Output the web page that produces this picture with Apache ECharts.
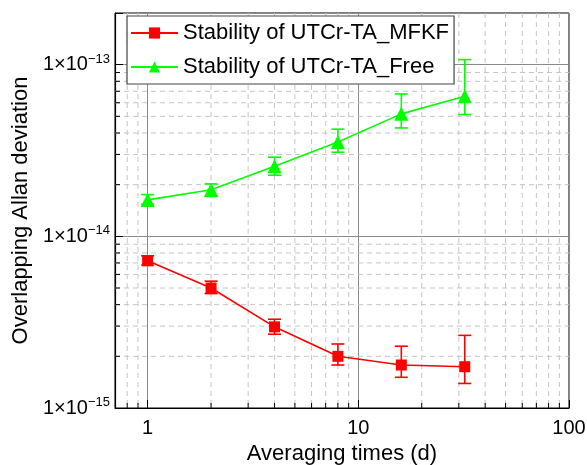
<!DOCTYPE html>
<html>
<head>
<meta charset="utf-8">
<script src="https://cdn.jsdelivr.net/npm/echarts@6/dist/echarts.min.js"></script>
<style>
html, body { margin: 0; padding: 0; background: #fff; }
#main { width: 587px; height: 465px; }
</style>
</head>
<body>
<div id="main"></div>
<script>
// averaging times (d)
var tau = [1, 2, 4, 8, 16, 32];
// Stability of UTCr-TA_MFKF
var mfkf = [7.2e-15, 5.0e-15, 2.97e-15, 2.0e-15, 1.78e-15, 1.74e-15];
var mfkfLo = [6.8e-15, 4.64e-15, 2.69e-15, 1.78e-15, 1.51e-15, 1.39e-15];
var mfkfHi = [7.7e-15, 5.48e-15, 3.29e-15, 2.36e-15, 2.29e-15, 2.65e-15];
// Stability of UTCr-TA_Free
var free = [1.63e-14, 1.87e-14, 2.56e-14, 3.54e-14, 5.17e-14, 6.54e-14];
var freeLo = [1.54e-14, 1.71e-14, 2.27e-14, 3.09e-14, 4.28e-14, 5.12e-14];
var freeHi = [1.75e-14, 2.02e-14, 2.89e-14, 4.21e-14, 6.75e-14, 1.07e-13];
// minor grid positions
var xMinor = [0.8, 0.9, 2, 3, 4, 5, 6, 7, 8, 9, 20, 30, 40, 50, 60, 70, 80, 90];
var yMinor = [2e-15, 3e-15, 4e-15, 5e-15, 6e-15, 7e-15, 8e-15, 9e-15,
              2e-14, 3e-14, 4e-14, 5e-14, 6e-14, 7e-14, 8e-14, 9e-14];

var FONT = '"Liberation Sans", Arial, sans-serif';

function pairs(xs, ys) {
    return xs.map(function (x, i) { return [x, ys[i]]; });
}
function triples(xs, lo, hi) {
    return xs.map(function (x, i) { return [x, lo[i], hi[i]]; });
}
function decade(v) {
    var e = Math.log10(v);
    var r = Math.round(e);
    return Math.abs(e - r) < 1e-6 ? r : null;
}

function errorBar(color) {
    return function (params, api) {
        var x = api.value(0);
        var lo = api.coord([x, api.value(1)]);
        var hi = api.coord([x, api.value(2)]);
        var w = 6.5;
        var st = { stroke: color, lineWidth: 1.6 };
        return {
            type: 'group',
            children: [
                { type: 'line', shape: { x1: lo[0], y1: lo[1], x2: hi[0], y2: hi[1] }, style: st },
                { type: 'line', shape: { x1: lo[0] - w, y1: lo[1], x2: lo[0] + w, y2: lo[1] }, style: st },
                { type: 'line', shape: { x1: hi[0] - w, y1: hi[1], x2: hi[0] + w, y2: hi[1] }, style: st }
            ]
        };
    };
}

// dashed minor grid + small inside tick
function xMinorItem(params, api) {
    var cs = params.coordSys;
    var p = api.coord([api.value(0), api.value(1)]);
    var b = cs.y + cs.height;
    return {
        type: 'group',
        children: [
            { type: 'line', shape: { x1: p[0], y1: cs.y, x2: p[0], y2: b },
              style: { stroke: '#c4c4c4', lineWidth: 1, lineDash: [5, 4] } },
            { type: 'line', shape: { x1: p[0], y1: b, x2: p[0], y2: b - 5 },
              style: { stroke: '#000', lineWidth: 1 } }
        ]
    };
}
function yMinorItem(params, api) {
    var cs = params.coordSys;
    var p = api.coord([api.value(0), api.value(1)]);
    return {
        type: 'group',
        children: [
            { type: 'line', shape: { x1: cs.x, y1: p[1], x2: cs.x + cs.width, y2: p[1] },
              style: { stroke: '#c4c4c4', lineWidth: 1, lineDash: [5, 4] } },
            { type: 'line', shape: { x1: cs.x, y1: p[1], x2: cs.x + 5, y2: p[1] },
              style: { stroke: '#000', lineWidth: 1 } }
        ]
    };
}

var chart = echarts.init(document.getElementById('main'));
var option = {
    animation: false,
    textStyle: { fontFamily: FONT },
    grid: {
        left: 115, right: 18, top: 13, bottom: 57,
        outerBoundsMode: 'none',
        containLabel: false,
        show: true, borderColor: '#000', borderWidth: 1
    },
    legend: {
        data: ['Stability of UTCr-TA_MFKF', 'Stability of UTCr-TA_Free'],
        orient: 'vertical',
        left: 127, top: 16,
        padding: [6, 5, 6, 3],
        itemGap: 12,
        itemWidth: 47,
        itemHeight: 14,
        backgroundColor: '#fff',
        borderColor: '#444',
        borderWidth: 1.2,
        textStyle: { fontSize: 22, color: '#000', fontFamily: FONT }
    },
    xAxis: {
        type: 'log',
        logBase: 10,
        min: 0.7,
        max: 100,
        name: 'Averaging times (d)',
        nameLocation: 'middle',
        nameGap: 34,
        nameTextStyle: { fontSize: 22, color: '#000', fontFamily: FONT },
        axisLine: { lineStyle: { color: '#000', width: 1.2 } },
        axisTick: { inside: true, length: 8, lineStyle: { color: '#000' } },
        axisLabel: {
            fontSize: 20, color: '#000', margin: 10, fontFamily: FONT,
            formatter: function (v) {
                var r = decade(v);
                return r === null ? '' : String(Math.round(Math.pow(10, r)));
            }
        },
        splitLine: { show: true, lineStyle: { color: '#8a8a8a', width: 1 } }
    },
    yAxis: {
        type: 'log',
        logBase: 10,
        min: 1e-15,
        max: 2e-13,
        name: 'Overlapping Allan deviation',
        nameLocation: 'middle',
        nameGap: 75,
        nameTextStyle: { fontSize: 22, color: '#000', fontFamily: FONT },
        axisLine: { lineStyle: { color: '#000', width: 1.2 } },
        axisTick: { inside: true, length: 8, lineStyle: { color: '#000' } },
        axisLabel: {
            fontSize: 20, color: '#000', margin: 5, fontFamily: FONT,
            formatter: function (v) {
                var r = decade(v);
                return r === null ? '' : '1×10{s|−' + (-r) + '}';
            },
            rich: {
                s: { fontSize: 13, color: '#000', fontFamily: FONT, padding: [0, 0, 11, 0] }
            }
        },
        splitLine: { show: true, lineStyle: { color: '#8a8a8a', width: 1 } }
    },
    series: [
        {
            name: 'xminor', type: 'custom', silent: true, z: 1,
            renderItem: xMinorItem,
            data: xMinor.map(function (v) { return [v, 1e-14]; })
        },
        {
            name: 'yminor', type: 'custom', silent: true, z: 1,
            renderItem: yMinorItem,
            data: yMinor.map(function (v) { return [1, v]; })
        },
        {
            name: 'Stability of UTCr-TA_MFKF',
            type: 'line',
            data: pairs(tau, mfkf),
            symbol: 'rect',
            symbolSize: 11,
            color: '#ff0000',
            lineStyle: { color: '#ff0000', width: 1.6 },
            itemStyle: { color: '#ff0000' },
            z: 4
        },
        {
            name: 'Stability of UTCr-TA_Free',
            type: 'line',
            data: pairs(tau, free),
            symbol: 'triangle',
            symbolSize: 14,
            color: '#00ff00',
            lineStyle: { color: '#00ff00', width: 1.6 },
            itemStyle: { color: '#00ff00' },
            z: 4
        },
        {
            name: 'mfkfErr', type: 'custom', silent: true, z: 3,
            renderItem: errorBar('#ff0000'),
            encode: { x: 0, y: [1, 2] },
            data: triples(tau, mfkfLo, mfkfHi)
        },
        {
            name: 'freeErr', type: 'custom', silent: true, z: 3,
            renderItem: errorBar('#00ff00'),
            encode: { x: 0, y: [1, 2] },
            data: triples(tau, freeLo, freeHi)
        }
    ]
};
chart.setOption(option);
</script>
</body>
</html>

**Given problem**: Print each line of the material above exactly, with the pictures removed from your copy.

**Final result**:
Output the web page that produces this picture with Apache ECharts.
<!DOCTYPE html>
<html>
<head>
<meta charset="utf-8">
<script src="https://cdn.jsdelivr.net/npm/echarts@6/dist/echarts.min.js"></script>
<style>
html, body { margin: 0; padding: 0; background: #fff; }
#main { width: 587px; height: 465px; }
</style>
</head>
<body>
<div id="main"></div>
<script>
// averaging times (d)
var tau = [1, 2, 4, 8, 16, 32];
// Stability of UTCr-TA_MFKF
var mfkf = [7.2e-15, 5.0e-15, 2.97e-15, 2.0e-15, 1.78e-15, 1.74e-15];
var mfkfLo = [6.8e-15, 4.64e-15, 2.69e-15, 1.78e-15, 1.51e-15, 1.39e-15];
var mfkfHi = [7.7e-15, 5.48e-15, 3.29e-15, 2.36e-15, 2.29e-15, 2.65e-15];
// Stability of UTCr-TA_Free
var free = [1.63e-14, 1.87e-14, 2.56e-14, 3.54e-14, 5.17e-14, 6.54e-14];
var freeLo = [1.54e-14, 1.71e-14, 2.27e-14, 3.09e-14, 4.28e-14, 5.12e-14];
var freeHi = [1.75e-14, 2.02e-14, 2.89e-14, 4.21e-14, 6.75e-14, 1.07e-13];
// minor grid positions
var xMinor = [0.8, 0.9, 2, 3, 4, 5, 6, 7, 8, 9, 20, 30, 40, 50, 60, 70, 80, 90];
var yMinor = [2e-15, 3e-15, 4e-15, 5e-15, 6e-15, 7e-15, 8e-15, 9e-15,
              2e-14, 3e-14, 4e-14, 5e-14, 6e-14, 7e-14, 8e-14, 9e-14];

var FONT = '"Liberation Sans", Arial, sans-serif';

function pairs(xs, ys) {
    return xs.map(function (x, i) { return [x, ys[i]]; });
}
function triples(xs, lo, hi) {
    return xs.map(function (x, i) { return [x, lo[i], hi[i]]; });
}
function decade(v) {
    var e = Math.log10(v);
    var r = Math.round(e);
    return Math.abs(e - r) < 1e-6 ? r : null;
}

function errorBar(color) {
    return function (params, api) {
        var x = api.value(0);
        var lo = api.coord([x, api.value(1)]);
        var hi = api.coord([x, api.value(2)]);
        var w = 6.5;
        var st = { stroke: color, lineWidth: 1.6 };
        return {
            type: 'group',
            children: [
                { type: 'line', shape: { x1: lo[0], y1: lo[1], x2: hi[0], y2: hi[1] }, style: st },
                { type: 'line', shape: { x1: lo[0] - w, y1: lo[1], x2: lo[0] + w, y2: lo[1] }, style: st },
                { type: 'line', shape: { x1: hi[0] - w, y1: hi[1], x2: hi[0] + w, y2: hi[1] }, style: st }
            ]
        };
    };
}

// dashed minor grid + small inside tick
function xMinorItem(params, api) {
    var cs = params.coordSys;
    var p = api.coord([api.value(0), api.value(1)]);
    var b = cs.y + cs.height;
    return {
        type: 'group',
        children: [
            { type: 'line', shape: { x1: p[0], y1: cs.y, x2: p[0], y2: b },
              style: { stroke: '#c4c4c4', lineWidth: 1, lineDash: [5, 4] } },
            { type: 'line', shape: { x1: p[0], y1: b, x2: p[0], y2: b - 5 },
              style: { stroke: '#000', lineWidth: 1 } }
        ]
    };
}
function yMinorItem(params, api) {
    var cs = params.coordSys;
    var p = api.coord([api.value(0), api.value(1)]);
    return {
        type: 'group',
        children: [
            { type: 'line', shape: { x1: cs.x, y1: p[1], x2: cs.x + cs.width, y2: p[1] },
              style: { stroke: '#c4c4c4', lineWidth: 1, lineDash: [5, 4] } },
            { type: 'line', shape: { x1: cs.x, y1: p[1], x2: cs.x + 5, y2: p[1] },
              style: { stroke: '#000', lineWidth: 1 } }
        ]
    };
}

var chart = echarts.init(document.getElementById('main'));
var option = {
    animation: false,
    textStyle: { fontFamily: FONT },
    grid: {
        left: 115, right: 18, top: 13, bottom: 57,
        outerBoundsMode: 'none',
        containLabel: false,
        show: true, borderColor: '#000', borderWidth: 1
    },
    legend: {
        data: ['Stability of UTCr-TA_MFKF', 'Stability of UTCr-TA_Free'],
        orient: 'vertical',
        left: 127, top: 16,
        padding: [6, 5, 6, 3],
        itemGap: 12,
        itemWidth: 47,
        itemHeight: 14,
        backgroundColor: '#fff',
        borderColor: '#444',
        borderWidth: 1.2,
        textStyle: { fontSize: 22, color: '#000', fontFamily: FONT }
    },
    xAxis: {
        type: 'log',
        logBase: 10,
        min: 0.7,
        max: 100,
        name: 'Averaging times (d)',
        nameLocation: 'middle',
        nameGap: 34,
        nameTextStyle: { fontSize: 22, color: '#000', fontFamily: FONT },
        axisLine: { lineStyle: { color: '#000', width: 1.2 } },
        axisTick: { inside: true, length: 8, lineStyle: { color: '#000' } },
        axisLabel: {
            fontSize: 20, color: '#000', margin: 10, fontFamily: FONT,
            formatter: function (v) {
                var r = decade(v);
                return r === null ? '' : String(Math.round(Math.pow(10, r)));
            }
        },
        splitLine: { show: true, lineStyle: { color: '#8a8a8a', width: 1 } }
    },
    yAxis: {
        type: 'log',
        logBase: 10,
        min: 1e-15,
        max: 2e-13,
        name: 'Overlapping Allan deviation',
        nameLocation: 'middle',
        nameGap: 75,
        nameTextStyle: { fontSize: 22, color: '#000', fontFamily: FONT },
        axisLine: { lineStyle: { color: '#000', width: 1.2 } },
        axisTick: { inside: true, length: 8, lineStyle: { color: '#000' } },
        axisLabel: {
            fontSize: 20, color: '#000', margin: 5, fontFamily: FONT,
            formatter: function (v) {
                var r = decade(v);
                return r === null ? '' : '1×10{s|−' + (-r) + '}';
            },
            rich: {
                s: { fontSize: 13, color: '#000', fontFamily: FONT, padding: [0, 0, 11, 0] }
            }
        },
        splitLine: { show: true, lineStyle: { color: '#8a8a8a', width: 1 } }
    },
    series: [
        {
            name: 'xminor', type: 'custom', silent: true, z: 1,
            renderItem: xMinorItem,
            data: xMinor.map(function (v) { return [v, 1e-14]; })
        },
        {
            name: 'yminor', type: 'custom', silent: true, z: 1,
            renderItem: yMinorItem,
            data: yMinor.map(function (v) { return [1, v]; })
        },
        {
            name: 'Stability of UTCr-TA_MFKF',
            type: 'line',
            data: pairs(tau, mfkf),
            symbol: 'rect',
            symbolSize: 11,
            color: '#ff0000',
            lineStyle: { color: '#ff0000', width: 1.6 },
            itemStyle: { color: '#ff0000' },
            z: 4
        },
        {
            name: 'Stability of UTCr-TA_Free',
            type: 'line',
            data: pairs(tau, free),
            symbol: 'triangle',
            symbolSize: 14,
            color: '#00ff00',
            lineStyle: { color: '#00ff00', width: 1.6 },
            itemStyle: { color: '#00ff00' },
            z: 4
        },
        {
            name: 'mfkfErr', type: 'custom', silent: true, z: 3,
            renderItem: errorBar('#ff0000'),
            encode: { x: 0, y: [1, 2] },
            data: triples(tau, mfkfLo, mfkfHi)
        },
        {
            name: 'freeErr', type: 'custom', silent: true, z: 3,
            renderItem: errorBar('#00ff00'),
            encode: { x: 0, y: [1, 2] },
            data: triples(tau, freeLo, freeHi)
        }
    ]
};
chart.setOption(option);
</script>
</body>
</html>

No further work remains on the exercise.